The four newest members to join LaRue are Willie Williams, Leonard Tucker, Patrice Morris and Floyd Smith, and it just so happens that they will be performing Sunday, Oct. 14, 7:30 p.m., at the Sellersville Theater 24 West Temple Ave. in Sellersville (just off Route 309, between Montgomeryville and the Lehigh Valley, about 30 minutes from Chestnut Hill).

Glenside native Florence LaRue, who is now 68, grew up studying dance and violin and graduated from Abington High School. She is currently married to her fourth husband, Laurence P. Cantor. (We tried three times to reach Florence through a p.r. person for Sellersville Theater to do a phone interview about growing up in Glenside, but we were unable to reach her.)

In the early 1960s, Lamonte McLemore and Marilyn McCoo had gotten together with two other friends from Los Angeles to form a group called the Hi-Fis. In 1964, they came to the attention of Ray Charles, who took them on tour with him the following year. He produced a single by the group, “Lonesome Mood,” a jazzy song that gained local attention.

However, McLemore sought to form another group and in 1966 started looking for members to join him and McCoo. One new recruit was Florence LaRue, who had received training as a child in Glenside in singing, dancing and violin, and who also won the talent portion, as McCoo had done the previous year, at Miss Bronze California. About the same time Florence was approached to join the group, Lamonte recruited an old friend of his, Ron Townson, who had toured with Dorothy Dandridge and Nat King Cole as a teenager.

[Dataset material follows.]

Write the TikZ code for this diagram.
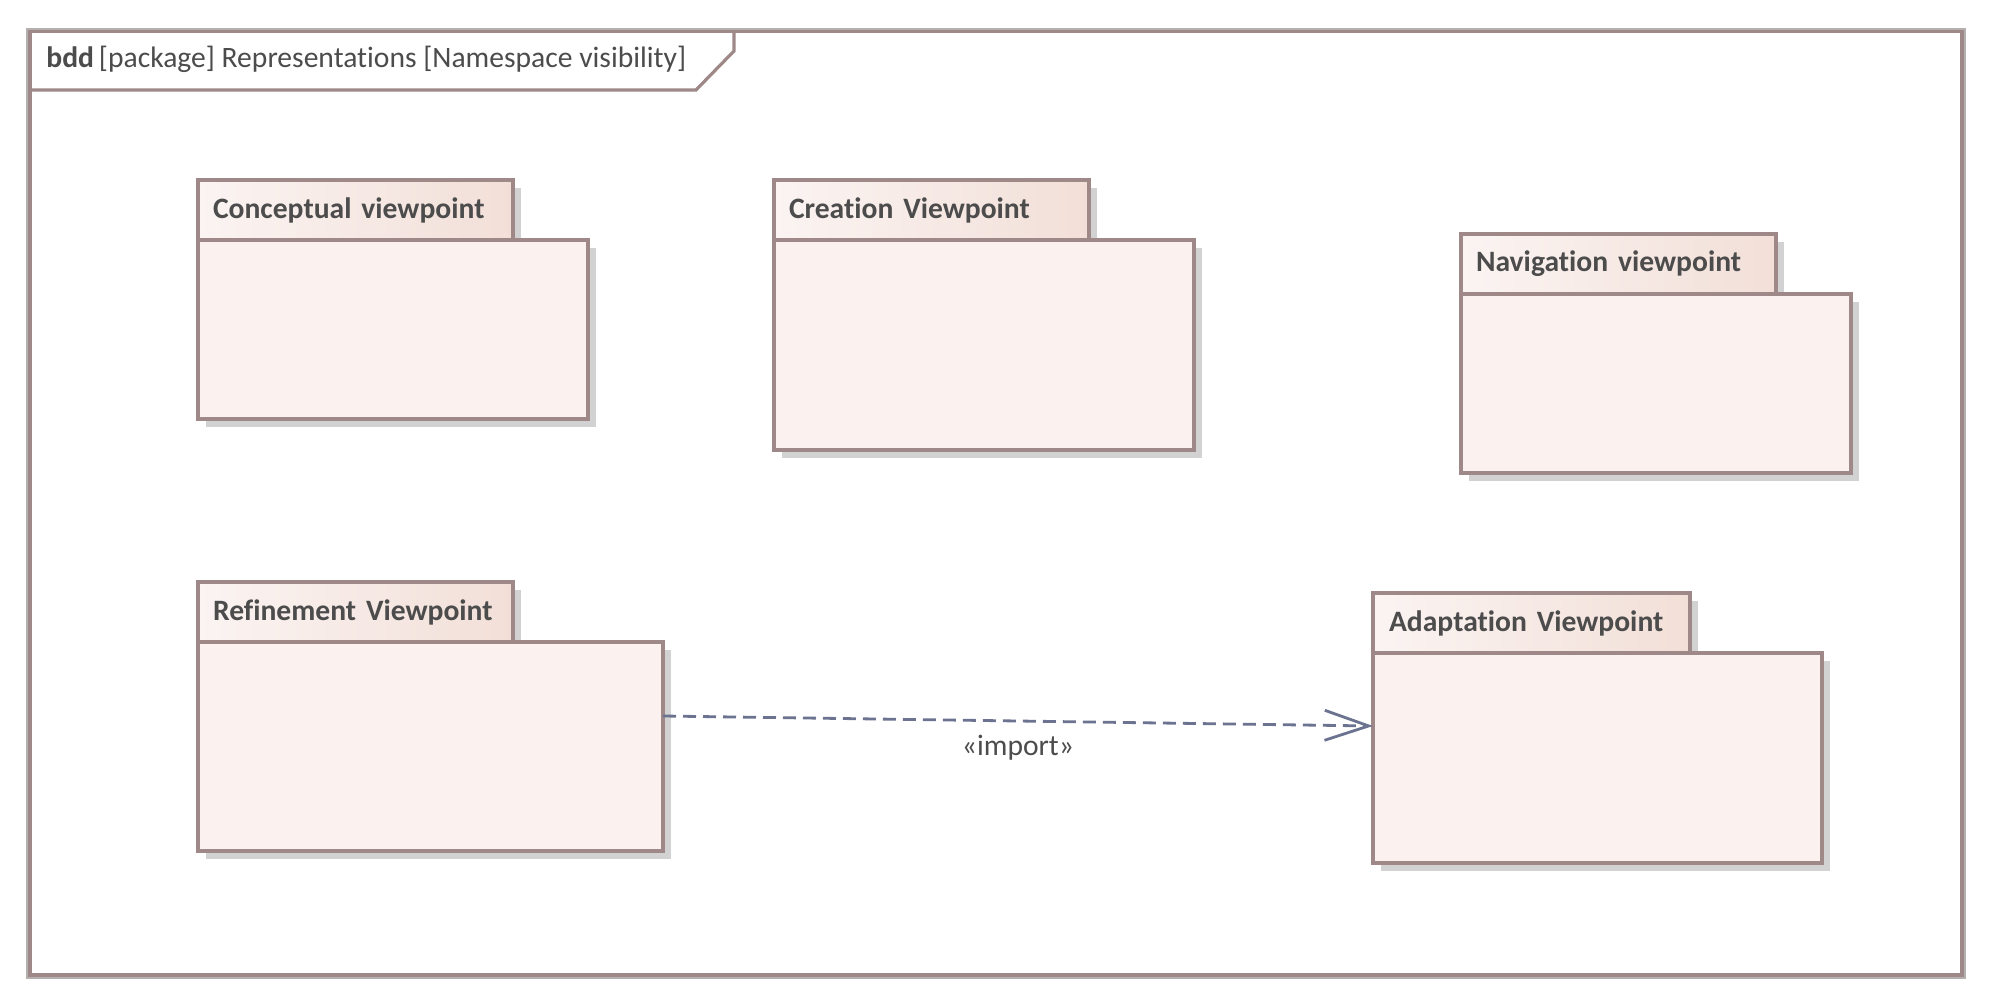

After her early success with The Fifth Dimension, the Glenside native also appeared in a CBS-TV movie of the week, “Happy,” with Dom DeLuise, and she performed in the national tour of Broadway’s Tony Award-winning musical “Ain’t Misbehavin’” and in the Toronto and Calvary productions of “Mo’ Magic.”

In addition, LaRue co-hosted the Arthritis Telethon with Jayne Wyman, judged two segments of “Puttin’ on the Hits,” appeared as a celebrity guest on “Star Search” and was a special guest on numerous television shows, including several appearances on The Today Show, The Carol Lawrence Show and many other Christian and secular programs.

Florence also wrote a book, “Let Your Light Shine,” on mental, physical and spiritual beauty, and she has written and performed a one-woman show, “Just As I Am.” Among the rave reviews is this quote from Dr. Mary Sias, President of Kentucky State University, where Ms LaRue performed her show: “While the music was uplifting and exciting and delivered with an amazing energy, it was the story interwoven between the songs that was spellbinding.”

When her schedule allows, LaRue is involved in charity work, which includes working with the Ann Douglas Center on skid row in downtown Los Angeles. An advocate for education and good health (she is an avid participant in marathons), she often speaks to community groups on these two topics.
For many years, she has also been an active member of The Church On The Way in Van Nuys, California, where she sings in the choir and serves with the homeless ministry and missionary work.